Second, the plugin reflects a maturing understanding of AI’s role in software development. Early adopters often treat agents as supercharged autocomplete tools. Mycelium treats the agent as a collaborative product partner—one that can challenge assumptions and enforce process. This aligns with a broader industry trend toward “agentic workflows” that orchestrate multiple steps, not just single-shot code generation.
Implications for AI Practitioners
For developers and teams using AI coding agents, Mycelium offers a practical template for reducing waste. It forces a “stop and think” moment before the agent starts generating files. This could be particularly valuable for solo founders or small teams who lack formal product management and may rush to implementation.
However, the plugin’s effectiveness depends entirely on the quality of the prompts and the user’s willingness to engage with the process. If a developer simply bypasses the questions or provides shallow answers, the tool adds little value.
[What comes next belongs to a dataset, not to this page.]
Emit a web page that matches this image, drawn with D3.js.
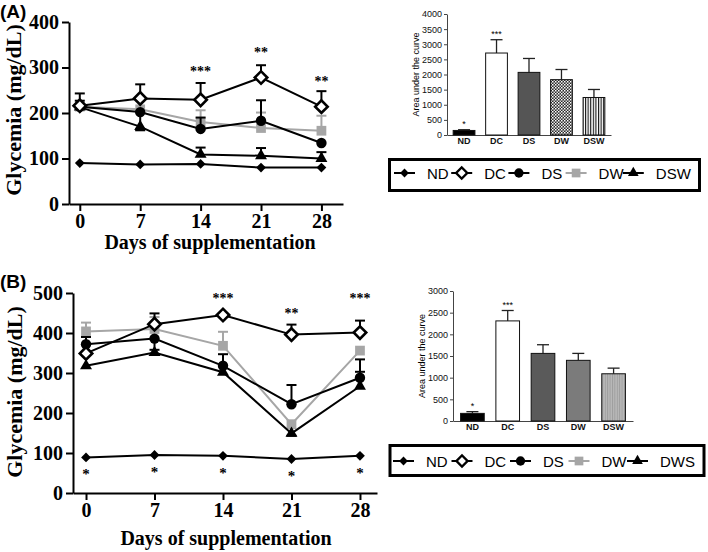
<!DOCTYPE html>
<html>
<head>
<meta charset="utf-8">
<script src="https://d3js.org/d3.v7.min.js"></script>
<style>
  body { margin: 0; background: #fff; }
</style>
</head>
<body>
<script>
// ---- data ----
var days = [0, 7, 14, 21, 28];
var seriesA = ["ND", "DC", "DS", "DW", "DSW"];
var seriesB = ["ND", "DC", "DS", "DW", "DWS"];
var barGroups = ["ND", "DC", "DS", "DW", "DSW"];

// panel A, glycemia (mg/dL) per day
var glyA_ND  = [90, 87, 88, 80, 80];
var glyA_DC  = [216, 232, 229, 278, 214];
var glyA_DS  = [214, 202, 165, 183, 134];
var glyA_DW  = [214, 208, 180, 167, 161];
var glyA_DSW = [213, 170, 109, 106, 100];
// error (SEM), negative = whisker drawn downward
var errA_ND  = [0, 0, 0, 0, 0];
var errA_DC  = [27, 31, 37, 27, 34];
var errA_DS  = [0, -38, 25, 45, 0];
var errA_DW  = [0, 0, 26, 34, 33];
var errA_DSW = [14, -8, 15, 17, 14];

// panel B
var glyB_ND  = [89, 95, 93, 85, 93];
var glyB_DC  = [349, 422, 445, 396, 401];
var glyB_DS  = [372, 386, 318, 222, 288];
var glyB_DW  = [404, 410, 368, 172, 356];
var glyB_DWS = [318, 351, 302, 149, 267];
var errB_ND  = [0, 0, 0, 0, 0];
var errB_DC  = [0, 27, 0, 25, 30];
var errB_DS  = [18, -28, 29, 48, 46];
var errB_DW  = [22, 30, 35, 0, 0];
var errB_DWS = [0, 0, 0, -6, 36];

// significance marks (day, text, level in mg/dL)
var sigA_days = [14, 21, 28], sigA_text = ["***", "**", "**"], sigA_level = [294, 336, 272];
var sigB_days = [14, 21, 28], sigB_text = ["***", "**", "***"], sigB_level = [490, 452, 490];

// area under the curve insets
var aucA = [150, 2710, 2070, 1830, 1240];
var aucA_err = [25, 440, 460, 335, 265];
var aucA_sig = ["*", "***", "", "", ""];
var aucB = [176, 2310, 1560, 1400, 1090];
var aucB_err = [40, 240, 200, 160, 130];
var aucB_sig = ["*", "***", "", "", ""];

var yTicksA = [0, 100, 200, 300, 400];
var yTicksB = [0, 100, 200, 300, 400, 500];
var aucTicksA = [0, 500, 1000, 1500, 2000, 2500, 3000, 3500, 4000];
var aucTicksB = [0, 500, 1000, 1500, 2000, 2500, 3000];

// ---- drawing ----
var W = 708, H = 552;
var svg = d3.select("body").append("svg").attr("width", W).attr("height", H);

var defs = svg.append("defs");
var chk = defs.append("pattern").attr("id", "checkA").attr("patternUnits", "userSpaceOnUse")
  .attr("width", 3).attr("height", 3);
chk.append("rect").attr("width", 3).attr("height", 3).attr("fill", "#2a2a2a");
chk.append("rect").attr("width", 1.5).attr("height", 1.5).attr("fill", "#fff");
chk.append("rect").attr("x", 1.5).attr("y", 1.5).attr("width", 1.5).attr("height", 1.5).attr("fill", "#ddd");
var stA = defs.append("pattern").attr("id", "stripeA").attr("patternUnits", "userSpaceOnUse")
  .attr("width", 2.6).attr("height", 4);
stA.append("rect").attr("width", 2.6).attr("height", 4).attr("fill", "#fff");
stA.append("rect").attr("width", 1.1).attr("height", 4).attr("fill", "#111");
var stB = defs.append("pattern").attr("id", "stripeB").attr("patternUnits", "userSpaceOnUse")
  .attr("width", 2.4).attr("height", 4);
stB.append("rect").attr("width", 2.4).attr("height", 4).attr("fill", "#b8b8b8");
stB.append("rect").attr("width", 0.9).attr("height", 4).attr("fill", "#9c9c9c");

var serif = "'Liberation Serif', 'Times New Roman', serif";
var sans = "'Liberation Sans', Arial, sans-serif";

// marker style per series index
var markStyles = [
  {sym: d3.symbolSquare, size: 48, rot: 45, fill: "#000", stroke: "none", sw: 0, col: "#000"},
  {sym: d3.symbolSquare, size: 78, rot: 45, fill: "#fff", stroke: "#000", sw: 2.6, col: "#000"},
  {sym: d3.symbolCircle, size: 85, rot: 0, fill: "#000", stroke: "none", sw: 0, col: "#000"},
  {sym: d3.symbolSquare, size: 95, rot: 0, fill: "#a6a6a6", stroke: "none", sw: 0, col: "#a6a6a6"},
  {sym: d3.symbolTriangle, size: 62, rot: 0, fill: "#000", stroke: "none", sw: 0, col: "#000"}
];
var drawOrder = [3, 4, 2, 0, 1];

function linePanel(x, y, vals, errs, yTicks, sigDays, sigText, sigLevel, ndStars) {
  var g = svg.append("g");

  var ax = g.append("g").attr("transform", "translate(0," + y.range()[0] + ")")
    .call(d3.axisBottom(x).tickValues(days).tickSize(7).tickSizeOuter(0).tickPadding(3));
  var ay = g.append("g").attr("transform", "translate(" + x.range()[0] + ",0)")
    .call(d3.axisLeft(y).tickValues(yTicks).tickSize(7).tickSizeOuter(0).tickPadding(3));
  [ax, ay].forEach(function (a) {
    a.select(".domain").attr("stroke", "#000").attr("stroke-width", 2);
    a.selectAll(".tick line").attr("stroke", "#000").attr("stroke-width", 2);
    a.selectAll(".tick text").attr("font-family", serif).attr("font-weight", "bold")
      .attr("font-size", 20).attr("fill", "#000");
  });

  var line = d3.line().x(function (d, i) { return x(days[i]); }).y(function (d) { return y(d); });

  drawOrder.forEach(function (s) {
    var st = markStyles[s];
    var sg = g.append("g");
    // error whiskers
    vals[s].forEach(function (v, i) {
      var e = errs[s][i];
      if (!e) return;
      var cx = x(days[i]);
      sg.append("line").attr("x1", cx).attr("x2", cx).attr("y1", y(v)).attr("y2", y(v + e))
        .attr("stroke", st.col).attr("stroke-width", 2);
      sg.append("line").attr("x1", cx - 5).attr("x2", cx + 5).attr("y1", y(v + e)).attr("y2", y(v + e))
        .attr("stroke", st.col).attr("stroke-width", 2);
    });
    sg.append("path").datum(vals[s]).attr("d", line).attr("fill", "none")
      .attr("stroke", st.col).attr("stroke-width", 2);
    sg.selectAll("path.mk").data(vals[s]).enter().append("path").attr("class", "mk")
      .attr("d", d3.symbol(st.sym, st.size))
      .attr("transform", function (d, i) {
        return "translate(" + x(days[i]) + "," + y(d) + ") rotate(" + st.rot + ")";
      })
      .attr("fill", st.fill).attr("stroke", st.stroke).attr("stroke-width", st.sw);
  });

  g.selectAll("text.sig").data(sigText).enter().append("text").attr("class", "sig")
    .attr("x", function (d, i) { return x(sigDays[i]); })
    .attr("y", function (d, i) { return y(sigLevel[i]) + 6; })
    .attr("text-anchor", "middle").attr("font-family", serif).attr("font-weight", "bold")
    .attr("font-size", 14).attr("fill", "#000").text(function (d) { return d; });

  if (ndStars) {
    g.selectAll("text.nds").data(vals[0]).enter().append("text").attr("class", "nds")
      .attr("x", function (d, i) { return x(days[i]); })
      .attr("y", function (d) { return y(d) + 22; })
      .attr("text-anchor", "middle").attr("font-family", serif).attr("font-weight", "bold")
      .attr("font-size", 15).attr("fill", "#000").text("*");
  }
  return g;
}

function barInset(x, y, vals, errs, sigs, ticks, fills, labelX) {
  var g = svg.append("g");
  var ay = g.append("g").attr("transform", "translate(" + x.range()[0] + ",0)")
    .call(d3.axisLeft(y).tickValues(ticks).tickFormat(d3.format("d"))
      .tickSize(3).tickSizeOuter(0).tickPadding(2));
  var ax = g.append("g").attr("transform", "translate(0," + y.range()[0] + ")")
    .call(d3.axisBottom(x).tickSize(0).tickPadding(2.5));
  [ax, ay].forEach(function (a) {
    a.select(".domain").attr("stroke", "#444").attr("stroke-width", 1);
    a.selectAll(".tick line").attr("stroke", "#444");
    a.selectAll(".tick text").attr("font-family", sans).attr("font-size", 9).attr("fill", "#111");
  });
  ax.selectAll(".tick text").attr("font-weight", "bold");

  barGroups.forEach(function (k, i) {
    var cx = x(k) + x.bandwidth() / 2;
    g.append("line").attr("x1", cx).attr("x2", cx).attr("y1", y(vals[i])).attr("y2", y(vals[i] + errs[i]))
      .attr("stroke", "#222").attr("stroke-width", 1.3);
    g.append("line").attr("x1", cx - 6).attr("x2", cx + 6)
      .attr("y1", y(vals[i] + errs[i])).attr("y2", y(vals[i] + errs[i]))
      .attr("stroke", "#222").attr("stroke-width", 1.3);
  });
  g.selectAll("rect.bar").data(vals).enter().append("rect").attr("class", "bar")
    .attr("x", function (d, i) { return x(barGroups[i]); })
    .attr("y", function (d) { return y(d); })
    .attr("width", x.bandwidth())
    .attr("height", function (d) { return y(0) - y(d); })
    .attr("fill", function (d, i) { return fills[i]; })
    .attr("stroke", "#111").attr("stroke-width", 1);
  g.selectAll("text.sig").data(sigs).enter().append("text").attr("class", "sig")
    .attr("x", function (d, i) { return x(barGroups[i]) + x.bandwidth() / 2; })
    .attr("y", function (d, i) { return y(vals[i] + errs[i]) - 3; })
    .attr("text-anchor", "middle").attr("font-family", sans).attr("font-size", 9)
    .text(function (d) { return d; });

  var yc = (y.range()[0] + y.range()[1]) / 2;
  g.append("text").attr("transform", "translate(" + labelX + "," + yc + ") rotate(-90)")
    .attr("text-anchor", "middle").attr("font-family", sans).attr("font-size", 9)
    .text("Area under the curve");
  return g;
}

function legend(names, x0, stride, yc, box) {
  var g = svg.append("g");
  g.append("rect").attr("x", box[0]).attr("y", box[1]).attr("width", box[2]).attr("height", box[3])
    .attr("fill", "none").attr("stroke", "#000").attr("stroke-width", 3);
  var it = g.selectAll("g.it").data(names).enter().append("g").attr("class", "it")
    .attr("transform", function (d, i) { return "translate(" + (x0 + i * stride) + "," + yc + ")"; });
  it.append("line").attr("x1", 0).attr("x2", 21).attr("y1", 0).attr("y2", 0)
    .attr("stroke", function (d, i) { return markStyles[i].col; }).attr("stroke-width", 2);
  it.append("path")
    .attr("d", function (d, i) { return d3.symbol(markStyles[i].sym, markStyles[i].size * 0.8)(); })
    .attr("transform", function (d, i) { return "translate(10.5,0) rotate(" + markStyles[i].rot + ")"; })
    .attr("fill", function (d, i) { return markStyles[i].fill; })
    .attr("stroke", function (d, i) { return markStyles[i].stroke; })
    .attr("stroke-width", function (d, i) { return markStyles[i].sw * 0.9; });
  it.append("text").attr("x", 33).attr("y", 5.5).attr("font-family", sans).attr("font-size", 15)
    .text(function (d) { return d; });
}

// panel A
var xA = d3.scaleLinear().domain([-1.25, 30.5]).range([69, 343]);
var yA = d3.scaleLinear().domain([0, 400]).range([204, 22]);
linePanel(xA, yA, [glyA_ND, glyA_DC, glyA_DS, glyA_DW, glyA_DSW],
  [errA_ND, errA_DC, errA_DS, errA_DW, errA_DSW], yTicksA, sigA_days, sigA_text, sigA_level, false);

// panel B
var xB = d3.scaleLinear().domain([-1.33, 29.74]).range([73, 377]);
var yB = d3.scaleLinear().domain([0, 500]).range([493, 293]);
linePanel(xB, yB, [glyB_ND, glyB_DC, glyB_DS, glyB_DW, glyB_DWS],
  [errB_ND, errB_DC, errB_DS, errB_DW, errB_DWS], yTicksB, sigB_days, sigB_text, sigB_level, true);

// titles
svg.append("text").attr("x", 0).attr("y", 18).attr("font-family", sans).attr("font-weight", "bold")
  .attr("font-size", 19).text("(A)");
svg.append("text").attr("x", 0).attr("y", 288).attr("font-family", sans).attr("font-weight", "bold")
  .attr("font-size", 19).text("(B)");
[[21, 110], [22, 392]].forEach(function (p) {
  svg.append("text").attr("transform", "translate(" + p[0] + "," + p[1] + ") rotate(-90)")
    .attr("text-anchor", "middle").attr("font-family", serif).attr("font-weight", "bold")
    .attr("font-size", 22).text("Glycemia (mg/dL)");
});
[[210, 249], [226, 545]].forEach(function (p) {
  svg.append("text").attr("x", p[0]).attr("y", p[1])
    .attr("text-anchor", "middle").attr("font-family", serif).attr("font-weight", "bold")
    .attr("font-size", 20).text("Days of supplementation");
});

// insets
var bxA = d3.scaleBand().domain(barGroups).range([447, 611]).paddingInner(0.33).paddingOuter(0.19);
var byA = d3.scaleLinear().domain([0, 4000]).range([135, 14]);
barInset(bxA, byA, aucA, aucA_err, aucA_sig, aucTicksA,
  ["#000", "#fff", "#555", "url(#checkA)", "url(#stripeA)"], 419);

var bxB = d3.scaleBand().domain(barGroups).range([453, 633]).paddingInner(0.33).paddingOuter(0.215);
var byB = d3.scaleLinear().domain([0, 3000]).range([421, 291]);
barInset(bxB, byB, aucB, aucB_err, aucB_sig, aucTicksB,
  ["#000", "#fff", "#5a5a5a", "#7b7b7b", "url(#stripeB)"], 425);

// legends
legend(seriesA, 394, 57.2, 173, [389.5, 159.5, 310, 31]);
legend(seriesB, 393, 58.5, 461, [390, 445.5, 314, 30]);
</script>
</body>
</html>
Additionally, Mycelium is still early-stage—its success will hinge on how well it integrates with different agents and how actively the community maintains it.
The broader implication is that the next frontier for AI coding tools is not more code generation speed, but better decision-making support. Tools like Mycelium point toward a future where AI agents do not just write code, but also help validate whether the code should be written at all.
Key Takeaways
- Mycelium introduces a product validation layer for AI coding agents, addressing the common failure of building unwanted features.
- It reflects a shift from AI as a code generator to AI as a structured product partner that enforces disciplined workflows.
- The tool is most valuable for solo developers and small teams lacking formal product management processes.
- Success depends on user engagement with the framework, not just the agent’s technical output.